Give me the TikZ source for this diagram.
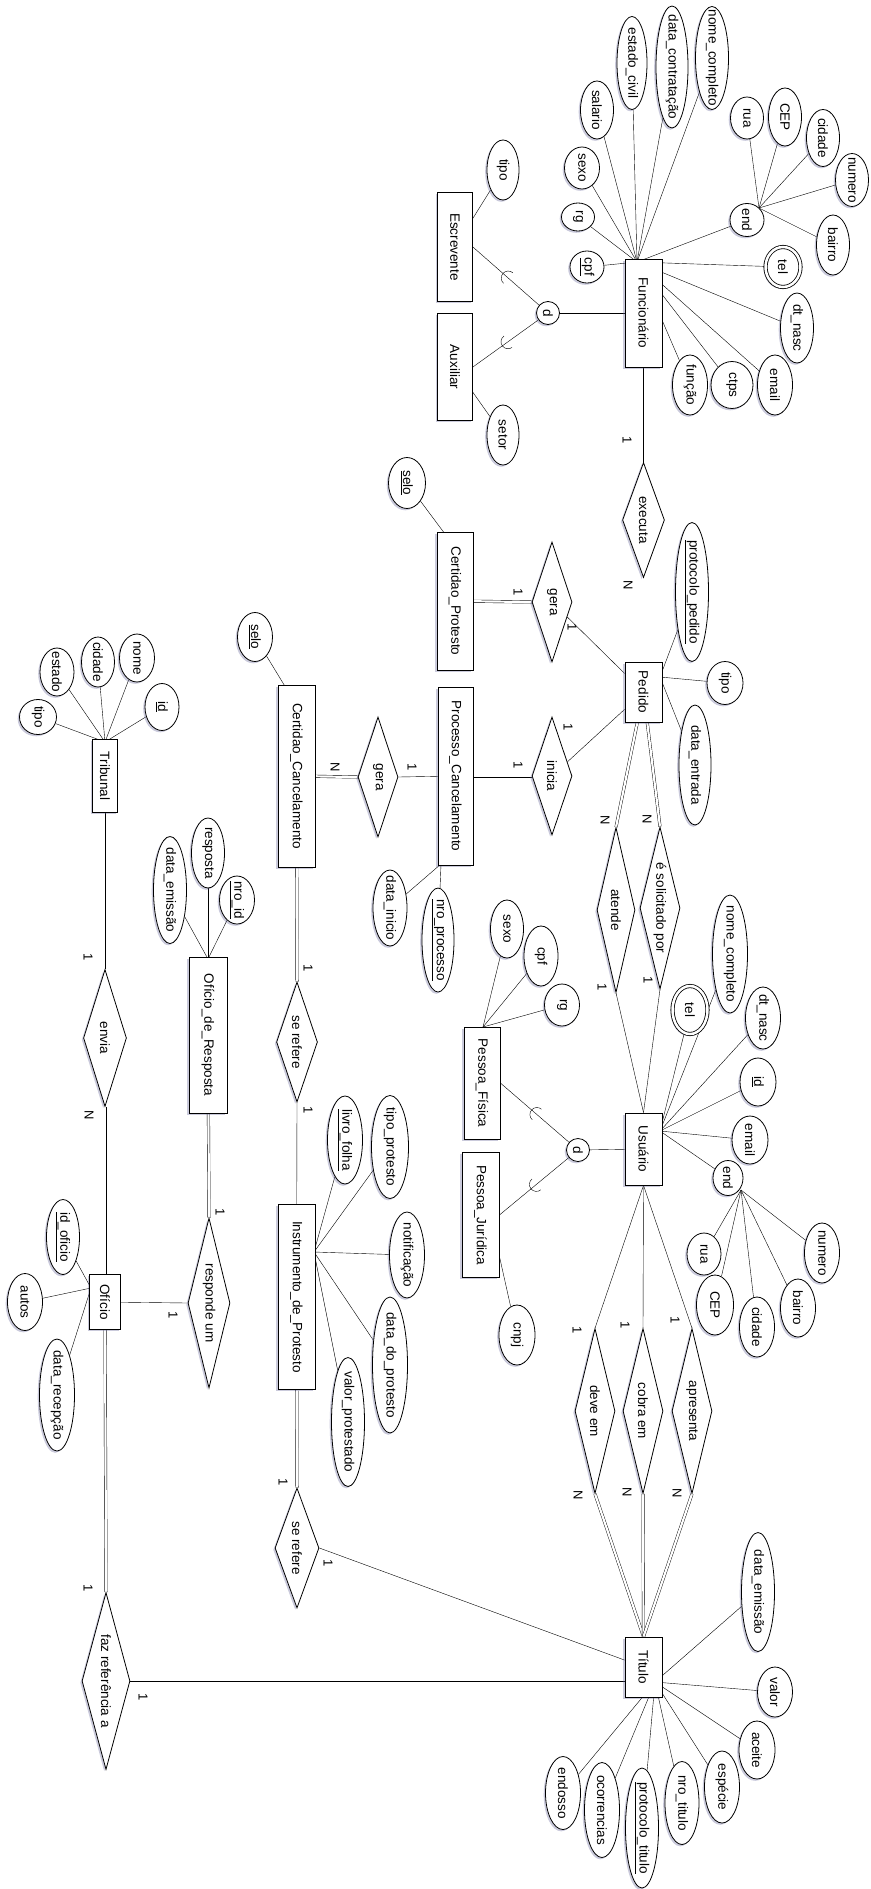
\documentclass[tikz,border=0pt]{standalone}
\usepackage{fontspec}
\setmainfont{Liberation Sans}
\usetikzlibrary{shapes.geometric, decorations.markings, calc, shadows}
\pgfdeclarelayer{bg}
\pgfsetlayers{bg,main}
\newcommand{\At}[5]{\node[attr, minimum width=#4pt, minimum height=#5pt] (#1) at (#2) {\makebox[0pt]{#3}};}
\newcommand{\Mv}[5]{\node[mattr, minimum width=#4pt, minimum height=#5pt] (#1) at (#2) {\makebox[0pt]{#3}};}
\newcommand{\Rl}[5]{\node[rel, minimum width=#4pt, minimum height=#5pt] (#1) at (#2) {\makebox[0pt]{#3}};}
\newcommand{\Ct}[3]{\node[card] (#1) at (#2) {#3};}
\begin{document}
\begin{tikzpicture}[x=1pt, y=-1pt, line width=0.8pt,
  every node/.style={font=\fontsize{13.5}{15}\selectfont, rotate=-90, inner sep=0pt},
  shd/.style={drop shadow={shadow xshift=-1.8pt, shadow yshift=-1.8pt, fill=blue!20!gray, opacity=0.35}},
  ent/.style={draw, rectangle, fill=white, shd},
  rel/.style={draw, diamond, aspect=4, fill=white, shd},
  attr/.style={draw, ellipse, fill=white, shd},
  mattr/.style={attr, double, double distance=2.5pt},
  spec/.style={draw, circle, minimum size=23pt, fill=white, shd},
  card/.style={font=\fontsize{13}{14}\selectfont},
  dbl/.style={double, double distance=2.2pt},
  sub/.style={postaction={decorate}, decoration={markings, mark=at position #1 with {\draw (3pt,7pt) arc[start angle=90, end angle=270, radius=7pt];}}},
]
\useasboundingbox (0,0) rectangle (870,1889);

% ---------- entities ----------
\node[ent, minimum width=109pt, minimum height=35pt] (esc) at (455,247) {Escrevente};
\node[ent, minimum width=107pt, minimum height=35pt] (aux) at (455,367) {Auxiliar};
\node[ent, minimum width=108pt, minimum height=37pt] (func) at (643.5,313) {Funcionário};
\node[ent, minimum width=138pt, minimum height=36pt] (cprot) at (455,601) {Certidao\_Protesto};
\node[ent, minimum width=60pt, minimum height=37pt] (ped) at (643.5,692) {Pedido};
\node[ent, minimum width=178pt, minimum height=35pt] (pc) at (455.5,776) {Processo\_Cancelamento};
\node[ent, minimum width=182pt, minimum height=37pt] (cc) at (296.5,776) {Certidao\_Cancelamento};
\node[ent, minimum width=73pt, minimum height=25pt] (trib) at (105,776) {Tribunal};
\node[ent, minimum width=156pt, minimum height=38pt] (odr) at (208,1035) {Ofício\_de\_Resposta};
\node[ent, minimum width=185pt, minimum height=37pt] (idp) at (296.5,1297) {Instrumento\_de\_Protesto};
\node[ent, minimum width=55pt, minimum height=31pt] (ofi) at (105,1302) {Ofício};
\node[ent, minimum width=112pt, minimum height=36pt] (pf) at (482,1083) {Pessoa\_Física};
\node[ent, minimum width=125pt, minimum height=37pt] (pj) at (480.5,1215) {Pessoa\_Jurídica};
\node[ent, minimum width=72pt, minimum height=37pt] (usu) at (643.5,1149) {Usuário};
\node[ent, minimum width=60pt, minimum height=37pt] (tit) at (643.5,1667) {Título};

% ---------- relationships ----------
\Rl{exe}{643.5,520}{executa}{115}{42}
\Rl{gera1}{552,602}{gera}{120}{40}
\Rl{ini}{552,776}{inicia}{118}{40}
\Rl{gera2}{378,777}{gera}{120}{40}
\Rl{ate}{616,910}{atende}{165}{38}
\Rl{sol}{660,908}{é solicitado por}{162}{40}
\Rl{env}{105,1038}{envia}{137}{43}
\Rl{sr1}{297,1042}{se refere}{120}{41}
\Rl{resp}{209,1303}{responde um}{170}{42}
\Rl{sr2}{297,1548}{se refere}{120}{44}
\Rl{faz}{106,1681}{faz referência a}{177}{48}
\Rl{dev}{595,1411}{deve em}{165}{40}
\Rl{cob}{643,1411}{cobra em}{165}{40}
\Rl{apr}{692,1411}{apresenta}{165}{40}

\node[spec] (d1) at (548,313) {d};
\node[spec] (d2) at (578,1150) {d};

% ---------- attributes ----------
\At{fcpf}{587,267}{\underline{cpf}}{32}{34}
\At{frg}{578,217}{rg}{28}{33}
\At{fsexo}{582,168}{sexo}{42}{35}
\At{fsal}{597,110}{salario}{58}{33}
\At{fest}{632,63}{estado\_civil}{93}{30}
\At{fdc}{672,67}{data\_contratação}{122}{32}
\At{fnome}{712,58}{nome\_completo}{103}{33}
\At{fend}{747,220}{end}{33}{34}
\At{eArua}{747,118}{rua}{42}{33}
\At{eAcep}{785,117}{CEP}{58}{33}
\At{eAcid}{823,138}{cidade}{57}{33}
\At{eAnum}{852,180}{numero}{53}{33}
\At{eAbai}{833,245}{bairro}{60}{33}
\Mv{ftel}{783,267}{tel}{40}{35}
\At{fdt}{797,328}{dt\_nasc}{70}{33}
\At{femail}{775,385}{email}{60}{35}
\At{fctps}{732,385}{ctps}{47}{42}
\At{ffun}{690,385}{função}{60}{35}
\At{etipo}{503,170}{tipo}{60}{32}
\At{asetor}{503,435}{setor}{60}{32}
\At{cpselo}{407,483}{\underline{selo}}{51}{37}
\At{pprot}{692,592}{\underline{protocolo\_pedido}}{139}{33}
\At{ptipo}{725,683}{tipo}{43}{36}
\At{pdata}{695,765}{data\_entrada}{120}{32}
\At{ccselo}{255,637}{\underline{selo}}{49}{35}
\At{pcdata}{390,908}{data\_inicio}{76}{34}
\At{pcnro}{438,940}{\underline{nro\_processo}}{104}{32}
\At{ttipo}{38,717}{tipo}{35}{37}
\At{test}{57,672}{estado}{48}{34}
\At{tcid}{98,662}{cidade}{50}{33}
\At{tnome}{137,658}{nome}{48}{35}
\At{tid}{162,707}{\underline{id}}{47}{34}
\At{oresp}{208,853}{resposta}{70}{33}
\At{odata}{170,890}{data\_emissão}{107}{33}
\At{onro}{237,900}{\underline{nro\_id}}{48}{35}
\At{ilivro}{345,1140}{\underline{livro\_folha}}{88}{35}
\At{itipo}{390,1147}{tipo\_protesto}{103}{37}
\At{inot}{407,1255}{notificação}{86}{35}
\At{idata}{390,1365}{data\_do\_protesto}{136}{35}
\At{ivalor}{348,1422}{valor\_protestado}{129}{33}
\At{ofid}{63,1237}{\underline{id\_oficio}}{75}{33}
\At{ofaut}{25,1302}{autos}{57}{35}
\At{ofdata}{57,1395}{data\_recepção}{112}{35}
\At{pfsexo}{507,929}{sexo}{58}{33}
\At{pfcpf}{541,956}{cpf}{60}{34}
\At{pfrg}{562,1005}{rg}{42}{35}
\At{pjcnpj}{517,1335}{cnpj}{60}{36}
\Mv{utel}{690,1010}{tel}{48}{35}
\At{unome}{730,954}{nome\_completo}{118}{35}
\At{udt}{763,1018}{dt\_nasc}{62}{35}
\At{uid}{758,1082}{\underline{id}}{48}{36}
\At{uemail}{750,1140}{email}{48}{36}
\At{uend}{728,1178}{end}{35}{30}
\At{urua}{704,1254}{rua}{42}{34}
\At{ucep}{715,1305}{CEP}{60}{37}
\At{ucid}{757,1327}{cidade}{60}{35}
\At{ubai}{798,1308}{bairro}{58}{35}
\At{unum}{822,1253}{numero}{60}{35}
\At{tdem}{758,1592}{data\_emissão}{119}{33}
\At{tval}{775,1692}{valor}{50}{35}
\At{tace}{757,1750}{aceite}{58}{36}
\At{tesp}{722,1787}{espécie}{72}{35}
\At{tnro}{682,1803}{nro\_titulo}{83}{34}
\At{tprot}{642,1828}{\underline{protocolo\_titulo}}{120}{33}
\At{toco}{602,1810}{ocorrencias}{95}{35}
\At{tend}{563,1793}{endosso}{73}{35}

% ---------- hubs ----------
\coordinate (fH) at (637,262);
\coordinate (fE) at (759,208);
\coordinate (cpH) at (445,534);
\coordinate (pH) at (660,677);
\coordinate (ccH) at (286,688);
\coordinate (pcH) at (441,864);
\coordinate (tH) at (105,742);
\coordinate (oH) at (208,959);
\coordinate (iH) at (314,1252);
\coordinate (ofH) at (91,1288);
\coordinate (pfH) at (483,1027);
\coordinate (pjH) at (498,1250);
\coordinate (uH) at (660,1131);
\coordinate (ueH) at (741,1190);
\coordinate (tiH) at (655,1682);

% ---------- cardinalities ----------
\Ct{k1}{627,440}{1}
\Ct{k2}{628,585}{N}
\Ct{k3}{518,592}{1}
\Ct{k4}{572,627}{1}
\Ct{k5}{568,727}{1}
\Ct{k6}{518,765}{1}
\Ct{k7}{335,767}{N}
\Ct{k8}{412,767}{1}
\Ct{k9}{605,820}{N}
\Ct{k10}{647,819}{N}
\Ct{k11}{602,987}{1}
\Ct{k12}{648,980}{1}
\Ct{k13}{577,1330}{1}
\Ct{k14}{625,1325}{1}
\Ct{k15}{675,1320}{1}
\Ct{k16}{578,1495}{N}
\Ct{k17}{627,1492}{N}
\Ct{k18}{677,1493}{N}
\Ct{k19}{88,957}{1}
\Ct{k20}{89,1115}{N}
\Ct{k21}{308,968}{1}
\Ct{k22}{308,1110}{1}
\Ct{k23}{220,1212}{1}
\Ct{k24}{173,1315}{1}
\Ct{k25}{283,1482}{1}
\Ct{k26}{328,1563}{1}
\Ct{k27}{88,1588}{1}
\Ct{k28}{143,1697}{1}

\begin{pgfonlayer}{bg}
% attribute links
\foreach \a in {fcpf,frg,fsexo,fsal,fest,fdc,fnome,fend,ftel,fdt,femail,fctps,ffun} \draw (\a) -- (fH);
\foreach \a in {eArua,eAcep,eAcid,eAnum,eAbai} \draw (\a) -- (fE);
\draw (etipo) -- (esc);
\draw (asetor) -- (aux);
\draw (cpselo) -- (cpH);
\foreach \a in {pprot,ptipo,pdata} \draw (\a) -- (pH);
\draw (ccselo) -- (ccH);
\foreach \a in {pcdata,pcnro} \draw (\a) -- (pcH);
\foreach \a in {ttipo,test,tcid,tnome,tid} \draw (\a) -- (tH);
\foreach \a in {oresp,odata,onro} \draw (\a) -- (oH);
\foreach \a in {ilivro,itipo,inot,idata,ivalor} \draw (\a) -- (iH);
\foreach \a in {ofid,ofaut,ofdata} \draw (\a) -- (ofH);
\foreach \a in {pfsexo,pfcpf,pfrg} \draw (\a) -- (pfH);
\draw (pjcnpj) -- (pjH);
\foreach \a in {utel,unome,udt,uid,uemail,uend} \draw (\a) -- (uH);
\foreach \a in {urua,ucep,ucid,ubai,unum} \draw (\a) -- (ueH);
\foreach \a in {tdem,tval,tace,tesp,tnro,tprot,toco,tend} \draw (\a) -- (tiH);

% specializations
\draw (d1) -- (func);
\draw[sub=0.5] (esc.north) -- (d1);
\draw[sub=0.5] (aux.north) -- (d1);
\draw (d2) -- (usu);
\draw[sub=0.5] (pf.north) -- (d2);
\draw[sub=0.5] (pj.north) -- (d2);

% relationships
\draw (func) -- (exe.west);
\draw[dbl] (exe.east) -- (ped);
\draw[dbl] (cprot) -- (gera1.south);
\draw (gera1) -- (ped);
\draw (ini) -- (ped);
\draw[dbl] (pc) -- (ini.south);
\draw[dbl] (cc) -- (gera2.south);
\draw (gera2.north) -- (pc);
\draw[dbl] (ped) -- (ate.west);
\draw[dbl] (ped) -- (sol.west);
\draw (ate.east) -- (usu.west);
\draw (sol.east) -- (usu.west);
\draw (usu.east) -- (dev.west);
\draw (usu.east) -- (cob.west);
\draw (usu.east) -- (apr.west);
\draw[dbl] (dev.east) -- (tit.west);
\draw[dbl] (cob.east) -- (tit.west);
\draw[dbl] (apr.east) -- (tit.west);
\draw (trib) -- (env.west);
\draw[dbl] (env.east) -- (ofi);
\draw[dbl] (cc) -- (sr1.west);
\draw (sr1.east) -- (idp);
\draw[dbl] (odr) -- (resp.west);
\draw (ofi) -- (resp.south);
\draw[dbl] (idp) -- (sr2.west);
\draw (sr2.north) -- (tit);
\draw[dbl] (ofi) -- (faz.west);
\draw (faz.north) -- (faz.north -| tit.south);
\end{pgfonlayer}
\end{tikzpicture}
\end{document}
+++
» EXERCISE OBJECTIVE: From the first line above through the line containing "(0,0) rectangle (870,1889);", copy everything exactly, without the pictures.

» RESPONSE FOR THIS EXERCISE:
Give me the TikZ source for this diagram.
\documentclass[tikz,border=0pt]{standalone}
\usepackage{fontspec}
\setmainfont{Liberation Sans}
\usetikzlibrary{shapes.geometric, decorations.markings, calc, shadows}
\pgfdeclarelayer{bg}
\pgfsetlayers{bg,main}
\newcommand{\At}[5]{\node[attr, minimum width=#4pt, minimum height=#5pt] (#1) at (#2) {\makebox[0pt]{#3}};}
\newcommand{\Mv}[5]{\node[mattr, minimum width=#4pt, minimum height=#5pt] (#1) at (#2) {\makebox[0pt]{#3}};}
\newcommand{\Rl}[5]{\node[rel, minimum width=#4pt, minimum height=#5pt] (#1) at (#2) {\makebox[0pt]{#3}};}
\newcommand{\Ct}[3]{\node[card] (#1) at (#2) {#3};}
\begin{document}
\begin{tikzpicture}[x=1pt, y=-1pt, line width=0.8pt,
  every node/.style={font=\fontsize{13.5}{15}\selectfont, rotate=-90, inner sep=0pt},
  shd/.style={drop shadow={shadow xshift=-1.8pt, shadow yshift=-1.8pt, fill=blue!20!gray, opacity=0.35}},
  ent/.style={draw, rectangle, fill=white, shd},
  rel/.style={draw, diamond, aspect=4, fill=white, shd},
  attr/.style={draw, ellipse, fill=white, shd},
  mattr/.style={attr, double, double distance=2.5pt},
  spec/.style={draw, circle, minimum size=23pt, fill=white, shd},
  card/.style={font=\fontsize{13}{14}\selectfont},
  dbl/.style={double, double distance=2.2pt},
  sub/.style={postaction={decorate}, decoration={markings, mark=at position #1 with {\draw (3pt,7pt) arc[start angle=90, end angle=270, radius=7pt];}}},
]
\useasboundingbox (0,0) rectangle (870,1889);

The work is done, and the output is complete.